Большие глаза Цезаря сужаются в две маленькие посверкивающие щелочки, он чувствует себя юным и глупым, и ему нестерпимо стыдно за это. А ведь он так старается не давать воли чувствам! Кажется, неважно у него выходит. Достаточно было столкнуться с первой же ситуацией, в которой непонятно, как поступать, и вот он уже орет на слуг, будто капризный испорченный ребенок, требующий, чтобы его кормили сладким льдом в душный летний день. Ну, не позорно ли это?!
– Юпитер, ты сердишься, значит, ты не прав, – добивает его Косма с достоинством сенатского оратора.
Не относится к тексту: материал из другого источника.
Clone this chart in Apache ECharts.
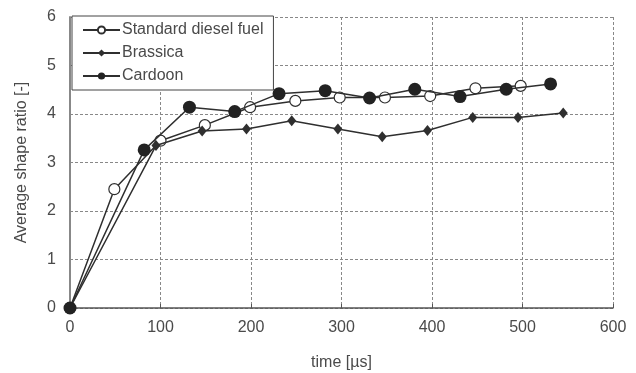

Цезарь запускает в него пустым кубком.
Золотым, изукрашенным драгоценными каменьями кубком, одним из многочисленных роскошных подарков царя. Ах, как щедр к нему государь Вифинии!
Но ведь Никомед Филопатр очень богат, подобный дар для него ничтожен. Он может осыпать римского посланника дождем из кубков и ни капли не обеднеть. В его стране есть множество и золота, и серебра, и других сокровищ, и все привержены избыточной восточной роскоши, намасленной и задрапированной в шелка. Даже бедняки носят узорную одежду, женщины бренчат ожерельями и браслетами, будто римские плясуньи, а мужчины сурьмят глаза и брови и заплетают бороды в косицы, унизывая их бусинами и жемчужинами.
Царь носит по перстню на каждом пальце, кожа натерта ароматической мазью, приторный запах которой бьет в нос, когда Цезарь склоняется, чтобы приложиться губами к холеной руке. Гордый римский гражданин не должен так поступать, но тут свои обычаи, ему сказали, что царю будет приятно, и, кажется, Никомеду стало слишком приятно…
– Я поставлю обратно на стол, с твоего позволения. – Косма, ловко увернувшись от броска, подбирает упавший кубок с мягкого персидского ковра, устилающего цветастый мозаичный пол. – Какие будут на сегодня приказания, доминус? Приготовить тебе прохладную ванну?
– Пошел вон! – вопит Цезарь, теряя всякое самообладание, и раб удаляется, согнувшись в поклоне, но с тем же язвительным выражением на физиономии.